Stanley Fischer, Not Batting for You

Bank of Israel governor Stanley Fischer has an agenda. Fischers agenda impacts on one of his most important duties: to find a heir for the Supervisor of Banks, Lehman Brothers.

Fischer has been intensively searching for a heir to Lehman. One of the terms for candidacy is accepting his agenda, it is surmised.

There is quite a consensus that Fischer's agenda is what underlies Lehman's departure at year-end from the job of supervising the banks. Lehman and Fischer simply didn't see eye to eye on the agenda. One might even say that Lehman had an agenda too and it was the reverse of Fischer's, and that collision was inevitable.

The agenda touches on the importance of the consumer in the context of supervising the banks. Lehman firmly believed that the consumer was paramount in the context of supervising the banks. He was therefore involved up to the neck in formulating the "package deal" of bank fees, and was almost politically terminated by his attempt to regulate overdrafts.

Lehman spearheaded all these battles alone. The governor of the Bank of Israel, Stanley Fischer, was not there by his side. It was for reason: Fischer couldn't have been less interested in these battles.

Fischer doesn't say any such thing, of course. It wouldn't be politically correct to admit that consumer issues interest you like la neige d'antan, especially when the Knesset is crammed to the gills with populist parliamentarians who love to butt heads with the banks over such things. So Fischer does not object to consumer issues, on the contrary. He just thinks that issues of this ilk should not take up so much of the supervisor's time, at the expense of the more important task of assuring the stability of the banks.

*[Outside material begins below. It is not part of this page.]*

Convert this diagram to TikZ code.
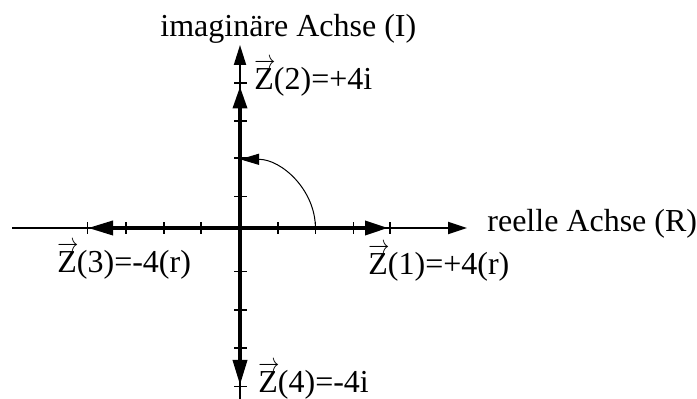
\documentclass[tikz,border=0pt]{standalone}
\usepackage{fontspec}
\usepackage{graphicx}
\setmainfont{Liberation Serif}
\usetikzlibrary{arrows.meta}
\newcommand{\vZ}{\rlap{\raisebox{0.68em}{\resizebox{0.66em}{0.3em}{$\rightarrow$}}}Z}
\tikzset{
  axis/.style={line width=1pt},
  vect/.style={line width=1.8pt},
  tck/.style={line width=0.8pt},
  lbl/.style={inner sep=0pt, anchor=base west, font=\fontsize{16}{19}\selectfont},
}
\begin{document}
\begin{tikzpicture}[x=0.5pt,y=0.5pt]
\useasboundingbox (0,0) rectangle (697,399);
\coordinate (O) at (240,171);
\coordinate (xl) at (12,171);
\coordinate (xr) at (467,171);
\coordinate (yb) at (240,0);
\coordinate (yt) at (240,354);
\coordinate (p1) at (388,171);
\coordinate (p2) at (240,312.5);
\coordinate (p3) at (88,171);
\coordinate (p4) at (240,14);
\coordinate (a0) at (315.4,171);
% axes
\draw[axis,-{Triangle[length=9.5pt,width=6pt]}] (xl) -- (xr);
\draw[axis,-{Triangle[length=10pt,width=6pt]}] (yb) -- (yt);
% ticks
\foreach \x in {87.5,126,163.7,201,277.7,315.4,353.3,390}
  \draw[tck] (\x,165) -- (\x,177);
\foreach \y in {202.3,240.7,278,315.7,127.3,89,50.7,12.3}
  \draw[tck] (234,\y) -- (247,\y);
% vectors
\draw[vect,-{Triangle[length=11.5pt,width=7pt]}] (O) -- (p1);
\draw[vect,-{Triangle[length=11pt,width=7pt]}] (O) -- (p2);
\draw[vect,-{Triangle[length=12.5pt,width=7pt]}] (O) -- (p3);
\draw[vect,-{Triangle[length=12.5pt,width=7pt]}] (O) -- (p4);
% rotation arc
\draw[line width=0.5pt,-{Triangle[length=9.5pt,width=5.5pt]}] (a0) arc[start angle=0,end angle=90,x radius=75.4,y radius=68.7];
% labels
\node[lbl] (li) at (160,362) {imaginäre Achse (I)};
\node[lbl] (lr) at (487,167) {reelle Achse (R)};
\node[lbl] (l1) at (368,124) {\vZ(1)=+4(r)};
\node[lbl] (l2) at (254,309) {\vZ(2)=+4i};
\node[lbl] (l3) at (57,126) {\vZ(3)=-4(r)};
\node[lbl] (l4) at (258,6) {\vZ(4)=-4i};
\end{tikzpicture}
\end{document}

One should respect Fischer for his integrity. He honestly believes that the sole role of the Supervisor of Banks is to oversee the stability of the banks, and all the rest falls into the category of wasted time for the supervisor. Even the International Monetary Fund, which Fischer invited to conduct a special review of Israel's banks, supported him: the report, solicited or otherwise, ruled that the Supervisor of Banks under Lehman spent too much resources on issues of bank-customer relations.

We may rest assured that the next supervisor won't repeat Yoav Lehman's mistake. What we can expect the next supervisor to do, with Fischer's blessing, is one of two things. Either the next supervisor will intensively scale back attention to consumer issues, downgrading handling to the level of a deputy supervisor, which had been the case until Lehman's stint at the seat. Or, the next supervisor will simply dump the whole matter, shifting it outside the purview of the Bank of Israel. For instance, the powers might be delegated to the Fair Trade Authority, a future body to be established under the Ministry of Industry and Trade.

One might as said respect Fischer's integrity and directness, and even welcome it. If Fischer has no interest in consumer issues, perhaps it is better that they pass to other, friendlier hands.

But it is hard to accept Fischer's priorities, which places the tail ahead of the head. He is turning the means (the banks' stability) into the end, the paramount task for which sake that stability is needed - protection of investors.

The Committee to Regulate Supervision over the Financial Markets in Israel, headed by Prof. Avi Ben-Bassat, addressed the confusion over the central bank's goals. The committee noted the conflicts of interest from which the Bank of Israel suffers in its management of monetary policy.

For instance, a decision to raise interest rates could hurt bank profits, which brings to mind how over years, the Bank of Israel keeps allowing big banks to swallow up little ones. "Agreement to allow small banks to merge with big banks attests to excessive emphasis on considerations of stability at the Supervision of Banks," the committee wrote.

Moreover, the committees said, turning stability into the uppermost criterion could legitimize letting the big banks become even more powerful, in the name of stability, which could be to consumers' detriment.

The Ben-Bassat committee recommended laying down in law that the paramount goal of all the supervisors in Israel should be to protect the consumer. Only afterwards should the goals of financial stability, competition, or advancing the markets be considered, and that as milestones en route to achieving the true goal, which is the consumer's benefit.

The committee also advised removing the supervision over banks from the Bank of Israel, thus legitimizing the change in priorities among Israel's supervisors.

Fischer's agenda certainly reinforces the recommendations of the Ben-Bassat committee.